En la esquina de 6 de Diciembre y Tarqui, epicentro de la violencia, el olor acre de los incendios y el remanente de gas lacrimógeno en el aire todavía provocan picazón en la nariz y ardor en la garganta, cuatro días después de los disturbios. Ahí, a la sombra del incendiado edificio de la Contraloría General del Estado y frente al parque de El Arbolito, el presidente Lenín Moreno cumplió ayer uno de aquellos actos simbólicos que el poder se reserva para enviar el mensaje de que todo está bajo control: recorrió la zona, constató los daños en los locales comerciales que fueron asaltados por los vándalos, prestó oídos a sus propietarios y les entregó ayudas por hasta 20 mil dólares en cheques de Banecuador. Entre una cosa y la otra, deslizó dos o tres declaraciones políticas para tener en cuenta.

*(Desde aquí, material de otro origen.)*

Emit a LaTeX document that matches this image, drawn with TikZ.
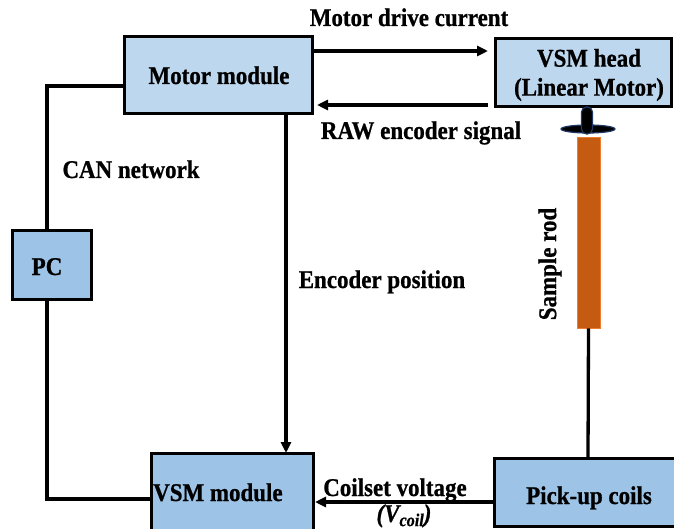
\documentclass[tikz,border=0pt]{standalone}
\usepackage{fontspec}
\setmainfont{Liberation Serif}
\newfontfamily\lblfont[FakeStretch=0.9,FakeBold=0.8]{Liberation Serif}
\usetikzlibrary{arrows.meta,shapes.geometric}
\definecolor{lightbox}{HTML}{BDD7EE}
\definecolor{darkbox}{HTML}{9DC3E6}
\definecolor{rodfill}{HTML}{C55A11}
\definecolor{rodline}{HTML}{ED7D31}
\definecolor{knobline}{HTML}{1F3864}
\tikzset{
  boxlight/.style={draw=black, line width=3pt, fill=lightbox, inner sep=0pt},
  boxdark/.style={draw=black, line width=3pt, fill=darkbox, inner sep=0pt},
  lbl/.style={font=\lblfont\bfseries\fontsize{25.5}{29}\selectfont, inner sep=0pt, align=center},
  conn/.style={draw=black, line width=3.3pt},
  arr/.style={conn, -{Triangle[length=11pt,width=10pt]}},
}
\begin{document}
\begin{tikzpicture}[x=1pt,y=-1pt]
\useasboundingbox (0,0) rectangle (674,529);
\begin{scope}
\clip (0,0) rectangle (674,529);
% boxes
\node[boxlight, minimum width=188pt, minimum height=77pt] (mm) at (218,75.5) {};
\node[boxlight, minimum width=176pt, minimum height=68pt] (head) at (583,73) {};
\node[boxdark, minimum width=79pt, minimum height=68pt] (pc) at (51.5,265) {};
\node[boxdark, minimum width=162pt, minimum height=90pt] (vsm) at (232,498) {};
\node[boxdark, minimum width=190pt, minimum height=68pt] (pick) at (589,492) {};
% rod and knob
\node[draw=rodline, line width=0.6pt, fill=rodfill, minimum width=23pt, minimum height=191pt, inner sep=0pt] (rod) at (588.5,232.5) {};
\node[draw=knobline, line width=1.2pt, fill=black, ellipse, minimum width=54pt, minimum height=8pt, inner sep=0pt] (disc) at (588,129) {};
\node[draw=knobline, line width=1.2pt, fill=black, rounded corners=5pt, minimum width=11pt, minimum height=27pt, inner sep=0pt] (stick) at (587,120.5) {};
% labels
\node[lbl, anchor=base] (mmtxt) at (219,84) {Motor module};
\node[lbl] (headtxt) at (589,75) {VSM head\\(Linear Motor)};
\node[lbl, anchor=base] (pctxt) at (47,275) {PC};
\node[lbl, anchor=base west] (vsmtxt) at (153,501) {VSM module};
\node[lbl, anchor=base] (picktxt) at (589,504) {Pick-up coils};
\node[lbl, anchor=base] (l1) at (409,26) {Motor drive current};
\node[lbl, anchor=base] (l2) at (421,139) {RAW encoder signal};
\node[lbl, anchor=base] (l3) at (131,178) {CAN network};
\node[lbl, anchor=base] (l4) at (382,288) {Encoder position};
\node[lbl, rotate=90] (l5) at (550,264) {Sample rod};
\node[lbl, anchor=base] (l6) at (395,496) {Coilset voltage};
\node[lbl, anchor=base] (l7) at (404,522) {\itshape (V\raisebox{-0.35ex}{\fontsize{18}{18}\selectfont coil})};
% connector points
\coordinate (c1) at (47,86);
\coordinate (c2) at (47,499);
\coordinate (c1e) at (124,86);
\coordinate (c2e) at (151,499);
\coordinate (a1s) at (312,51);
\coordinate (a1e) at (488,51);
\coordinate (a2s) at (488,105);
\coordinate (a2e) at (317,105);
\coordinate (a3s) at (286,114);
\coordinate (a3e) at (286,453);
\coordinate (a4s) at (493,502);
\coordinate (a4e) at (315,502);
\coordinate (r1) at (588,458);
% connectors
\draw[conn] (c1e) -- (c1) -- (c1 |- pc.north);
\draw[conn] (c1 |- pc.south) -- (c2) -- (c2e);
\draw[arr] (a1s) -- (a1e);
\draw[arr] (a2s) -- (a2e);
\draw[arr] (a3s) -- (a3e);
\draw[conn] (rod.south) -- (r1);
\draw[arr] (a4s) -- (a4e);
\end{scope}
\end{tikzpicture}
\end{document}
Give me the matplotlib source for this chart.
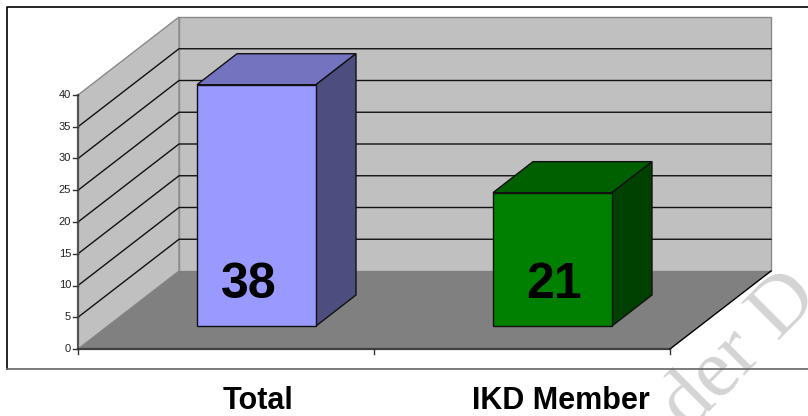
import matplotlib
matplotlib.use('Agg')
import matplotlib.pyplot as plt
from matplotlib.patches import Polygon

categories = ['Total', 'IKD Member']
values = [38, 21]
y_ticks = [0, 5, 10, 15, 20, 25, 30, 35, 40]
watermark = 'der D'

plt.rcParams['font.family'] = ['Liberation Sans', 'DejaVu Sans']

# pixel layout of the old 3D chart
left_px, base_px = 78, 349
cat_px, unit_px = 296, 6.35
depth_x, depth_y = 101, 78
bar_dx, bar_dy = 40, 31
y_max = 40

fig = plt.figure(figsize=(8.08, 4.16), dpi=100)
ax = fig.add_axes([0, 0, 1, 1])
# x is in categories, y is in chart values
ax.set_xlim(-left_px / cat_px, (808 - left_px) / cat_px)
ax.set_ylim((base_px - 416) / unit_px, base_px / unit_px)
ax.axis('off')


def px_x(px):
    return px / cat_px


def px_y(px):
    return px / unit_px


def poly(points, face, edge='none', lw=0.0, z=1):
    ax.add_patch(Polygon(points, closed=True, facecolor=face, edgecolor=edge,
                         linewidth=lw, joinstyle='miter', zorder=z))


n = len(categories)
dx, dy = px_x(depth_x), px_y(depth_y)

# watermark, cut by the image edge
ax.text(px_x(688 - left_px), px_y(base_px - 432), watermark, rotation=45, rotation_mode='anchor',
        ha='left', va='baseline', fontsize=60, family=['Liberation Serif'], color='#d4d4d4', zorder=0.5)

# outer frame
fx0, fx1 = px_x(7 - left_px), px_x(808 - left_px)
fy_top, fy_bot = px_y(base_px - 7), px_y(base_px - 369)
ax.plot([fx1, fx0, fx0], [fy_top, fy_top, fy_bot], color='black', lw=1.2, zorder=1)
ax.plot([fx0, fx1], [fy_bot, fy_bot], color='#666666', lw=1.2, zorder=1)

# walls and floor
wall_edge = '#8a8a8a'
poly([(dx, dy), (n + dx, dy), (n + dx, dy + y_max), (dx, dy + y_max)], '#c0c0c0', wall_edge, 1.0, 2)
poly([(0, 0), (dx, dy), (dx, dy + y_max), (0, y_max)], '#c0c0c0', wall_edge, 1.0, 2)
poly([(0, 0), (n, 0), (n + dx, dy), (dx, dy)], '#808080', 'none', 0, 2)

# gridlines
for t in y_ticks[1:-1]:
    ax.plot([0, dx, n + dx], [t, t + dy, t + dy], color='#111111', lw=1.0, zorder=3)

# axes lines
ax.plot([0, 0], [0, y_max], color='#555555', lw=1.6, zorder=4)
ax.plot([0, n], [0, 0], color='#404040', lw=1.6, zorder=4)
ax.plot([n, n + dx], [0, dy], color='black', lw=1.0, zorder=4)

for t in y_ticks:
    ax.plot([px_x(-5), 0], [t, t], color='#333333', lw=1.0, zorder=4)
    ax.text(px_x(-7), t, str(t), ha='right', va='center', fontsize=8, color='#222222')
for c in range(n + 1):
    ax.plot([c, c], [0, px_y(-5)], color='#333333', lw=1.0, zorder=4)

# bars
bar_faces = ['#9999ff', '#008000']
bar_tops = ['#7373bf', '#006000']
bar_sides = ['#4d4d80', '#004000']
bar_w = px_x(119)
bar_off = px_x(119)
front_y = px_y(23)
bx, by = px_x(bar_dx), px_y(bar_dy)
value_x_px = [249, 554]
label_x_px = [258, 561]

for i, val in enumerate(values):
    x0 = i + bar_off
    x1 = x0 + bar_w
    y0 = front_y
    y1 = front_y + val
    edge = '#111111'
    poly([(x0, y0), (x1, y0), (x1, y1), (x0, y1)], bar_faces[i], edge, 1.0, 6)
    poly([(x0, y1), (x1, y1), (x1 + bx, y1 + by), (x0 + bx, y1 + by)], bar_tops[i], edge, 1.0, 5)
    poly([(x1, y0), (x1 + bx, y0 + by), (x1 + bx, y1 + by), (x1, y1)], bar_sides[i], edge, 1.0, 5)
    ax.text(px_x(value_x_px[i] - left_px), px_y(base_px - 285), str(val), ha='center', va='center',
            fontsize=36, fontweight='bold', color='black', zorder=7)
    ax.text(px_x(label_x_px[i] - left_px), px_y(base_px - 401), categories[i], ha='center', va='center',
            fontsize=22, fontweight='bold', color='black', zorder=7)

fig.savefig('out.png', dpi=100)
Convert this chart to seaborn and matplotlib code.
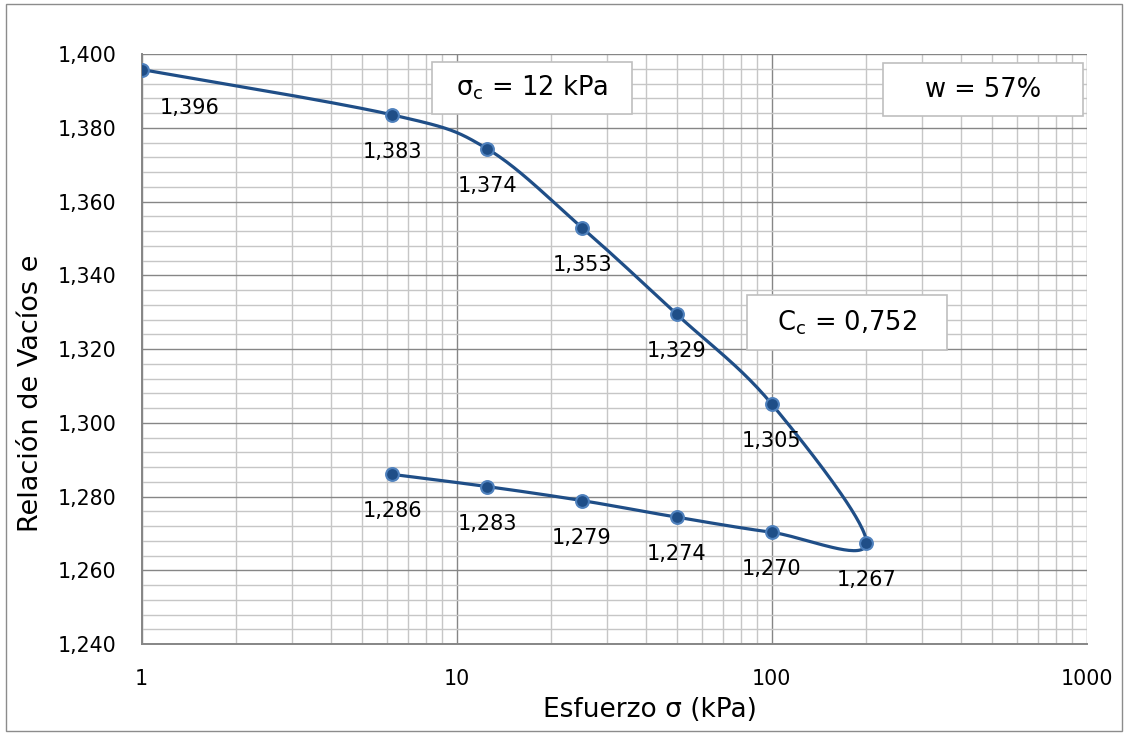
import numpy as np
import matplotlib
matplotlib.use("Agg")
import matplotlib.pyplot as plt
import matplotlib.patches as mpatches
from matplotlib.ticker import FixedLocator, LogLocator, MultipleLocator, FuncFormatter
import seaborn as sns

# ============================================================
# Curva de compresibilidad e - log(sigma)
# ============================================================

# carga y descarga, en el orden del ensayo
esfuerzo = [1, 6.25, 12.5, 25, 50, 100, 200, 100, 50, 25, 12.5, 6.25]
relacion_vacios = [1.3958, 1.3835, 1.3743, 1.3529, 1.3294, 1.3051, 1.2675,
                   1.2703, 1.2744, 1.2789, 1.2827, 1.2860]
etiquetas = ["1,396", "1,383", "1,374", "1,353", "1,329", "1,305", "1,267",
             "1,270", "1,274", "1,279", "1,283", "1,286"]

x_ticks = [1, 10, 100, 1000]
y_ticks = [1.240, 1.260, 1.280, 1.300, 1.320, 1.340, 1.360, 1.380, 1.400]

sigma_c_text = r"σ$_{\rm c}$ = 12 kPa"
w_text = "w = 57%"
cc_text = r"C$_{\rm c}$ = 0,752"

LINE = "#1f4e87"
MARK_EDGE = "#4f81bd"
GRID_MAJOR = "#868686"
GRID_MINOR = "#c6c6c6"


def smooth_curve(xs, ys, x_scale, y_scale, n=40):
    """Excel-like smoothed line (Catmull-Rom Bezier) computed in
    display-proportional space (log x)."""
    u = np.log10(xs) * x_scale
    v = np.asarray(ys) * y_scale
    P = np.column_stack([u, v])
    P_ext = np.vstack([P[0], P, P[-1]])
    out = []
    t = np.linspace(0, 1, n)[:, None]
    for i in range(len(P) - 1):
        p0, p1, p2, p3 = P_ext[i], P_ext[i + 1], P_ext[i + 2], P_ext[i + 3]
        c1 = p1 + (p2 - p0) / 6.0
        c2 = p2 - (p3 - p1) / 6.0
        seg = ((1 - t) ** 3) * p1 + 3 * ((1 - t) ** 2) * t * c1 \
            + 3 * (1 - t) * t ** 2 * c2 + t ** 3 * p2
        out.append(seg if i == 0 else seg[1:])
    out = np.vstack(out)
    return 10 ** (out[:, 0] / x_scale), out[:, 1] / y_scale


sns.set_style("white")
plt.rcParams["font.family"] = ["DejaVu Sans"]
plt.rcParams["mathtext.fontset"] = "dejavusans"
plt.rcParams["text.color"] = "black"
plt.rcParams["axes.labelcolor"] = "black"

fig = plt.figure(figsize=(11.27, 7.34), dpi=100)
ax = fig.add_axes([0.1257, 0.1226, 0.8385, 0.8038])

ax.set_xscale("log")
ax.set_xlim(1, 1000)
ax.set_ylim(1.240, 1.400)

# grid
ax.xaxis.set_major_locator(FixedLocator(x_ticks))
ax.xaxis.set_minor_locator(LogLocator(base=10, subs=np.arange(2, 10)))
ax.yaxis.set_major_locator(FixedLocator(y_ticks))
ax.yaxis.set_minor_locator(MultipleLocator(0.004))
ax.grid(which="minor", color=GRID_MINOR, linewidth=1.0)
ax.grid(which="major", color=GRID_MAJOR, linewidth=1.0)
ax.set_axisbelow(True)

ax.xaxis.set_major_formatter(FuncFormatter(lambda v, p: f"{v:g}"))
ax.xaxis.set_minor_formatter(FuncFormatter(lambda v, p: ""))
ax.yaxis.set_major_formatter(
    FuncFormatter(lambda v, p: f"{v:.3f}".replace(".", ",")))

ax.tick_params(axis="both", which="major", labelsize=14.8, length=6,
               color=GRID_MAJOR, width=1.2, pad=12, labelcolor="black")
ax.tick_params(axis="both", which="minor", length=0)
for side in ["top", "right"]:
    ax.spines[side].set_visible(False)
for side in ["left", "bottom"]:
    ax.spines[side].set_color(GRID_MAJOR)
    ax.spines[side].set_linewidth(1.4)

# smoothed curve
x_scale = 315.0
y_scale = 590.0 / 0.16
xs, ys = smooth_curve(esfuerzo, relacion_vacios, x_scale, y_scale)
ax.plot(xs, ys, color=LINE, linewidth=2.3, zorder=3, solid_capstyle="round")

df_points = {"esfuerzo": esfuerzo, "e": relacion_vacios}
sns.scatterplot(data=df_points, x="esfuerzo", y="e", ax=ax, s=85,
                color=LINE, edgecolor=MARK_EDGE, linewidth=1.5, zorder=4,
                legend=False)

# data labels
for i, (xv, yv, lab) in enumerate(zip(esfuerzo, relacion_vacios, etiquetas)):
    dx, dy = (34.5, -28) if i == 0 else (0, -26.6)
    ax.annotate(lab, (xv, yv), xytext=(dx, dy), textcoords="offset points",
                ha="center", va="center", fontsize=15, color="black",
                zorder=5)

ax.set_xlabel("Esfuerzo σ (kPa)", fontsize=19, va="center")
ax.xaxis.set_label_coords(0.5379, -0.1119)
ax.set_ylabel("Relación de Vacíos e", fontsize=19.5, va="center")
ax.yaxis.set_label_coords(-0.1171, 0.4254)

# cuadros de texto (x0, y0, x1, y1 en fracción de ejes)
cuadros = [
    (sigma_c_text, (0.3072, 0.8983, 0.5188, 0.9864)),
    (w_text, (0.7844, 0.8949, 0.9961, 0.9847)),
    (cc_text, (0.6405, 0.4983, 0.8521, 0.5915)),
]
for texto, (x0, y0, x1, y1) in cuadros:
    ax.add_patch(mpatches.Rectangle((x0, y0), x1 - x0, y1 - y0,
                                    transform=ax.transAxes, facecolor="white",
                                    edgecolor="#bfbfbf", linewidth=1.2,
                                    zorder=6))
    ax.text((x0 + x1) / 2, (y0 + y1) / 2, texto, transform=ax.transAxes,
            ha="center", va="center", fontsize=18.5, zorder=7)

# borde del área del gráfico
fig.patches.append(mpatches.Rectangle((0.0053, 0.004), 0.9902, 0.9906,
                                      transform=fig.transFigure,
                                      fill=False, edgecolor="#8c8c8c",
                                      linewidth=1.0))

fig.savefig("out.png", dpi=100)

Medio centenar de soldados vestidos de camuflaje conformaron un amplio cinturón de seguridad que cortó el tránsito en las dos avenidas. El acto, al que asistieron el secretario presidencial Sebastián Roldán y la ministra de Gobierno, María Paula Romo, tuvo lugar sobre la vereda de adoquines (rotos, chamuscados) que la minga del día lunes repuso a medias. Entre dos cevicherías y frente a los hierros retorcidos de lo que fue la puerta del almacén de bicicletas que los grupos de choque saquearon el fin de semana, Lenín Moreno anunció la creación de un fondo de 16 millones para la concesión de “créditos fáciles” de entre 10 y 20 mil dólares a los negocios afectados por las manifestaciones.
Había llegado puntualísimo y no habló más de cinco minutos. Culpó de los hechos de violencia a “turbas de criminales contratados” que se infiltraron en la movilización indígena, “vándalos y Latin Kings a los cuales Rafael Correa concedió muchas prebendas”. Reconoció los fallos de los servicios de inteligencia que no previeron lo que se estaba preparando y dejó caer una noticia preocupante: “tengo la peligrosa alerta -dijo- de que gente de Quito y otras ciudades de la Sierra está adquiriendo armas”.
Dedicó unas pocas pero bien calibradas palabras a las negociaciones en marcha para reformular el derogado decreto 883: “Estamos trabajando para no favorecer a los narcos, a los más ricos y a los contrabandistas. Vamos a corregir eso bajo una fórmula que no afecte a los más pobres. Y si hay algo que compensar, lo haremos de manera racional”. Y en un tono de voz más decidido: “Tenemos un gobierno justo, si eso nos resta popularidad me vale un carajo”. Cerró con una nota de suspenso en torno a una revelación que se guardó para otro momento: “Ya me he enterado -dijo- de cómo funciona la cadena del diésel y la gasolina. Quiénes se benefician. Ya lo diré en su debido momento. Ya se sabrá”.
Un vecino pasó al frente y pidió la palabra: “necesitamos de urgencia una UPC”, dijo con voz de ruego. El presidente buscó entre su grupo de acompañantes: “¡María Paula!”, llamó. “En los próximos días se empezará la construcción”, anunció la ministra entre los aplausos del barrio, y aprovechó para refrescar unas cifras: 26 UPC fueron incendiadas durante los disturbios y 104 vehículos y motos policiales fueron destruidas.
No se quiso ir el presidente sin dar una vuelta por la zona. Conversó con el dueño de una lubricadora de vehículos situada frente a la Contraloría, se detuvo a contemplar las ruinas del edificio incendiado y pidió entrar en el restaurante El Fogón Quiteño, donde los violentos entraron a saco y no respetaron nada. Pero nada: ni la cocina, ni las ollas, ni los platos.
El sitio es una desolación. Lenín Moreno se conmovió con el relato de Saskia Villalba, la propietaria, que resumió su condición en siete palabras: “me he quedado con las manos vacías”. Y después se fue, en el todoterreno presidencial. Decir que tras la visita el barrio regresó a su rutina sería poco exacto: aquí falta mucho por reconstruir antes de que la normalidad regrese.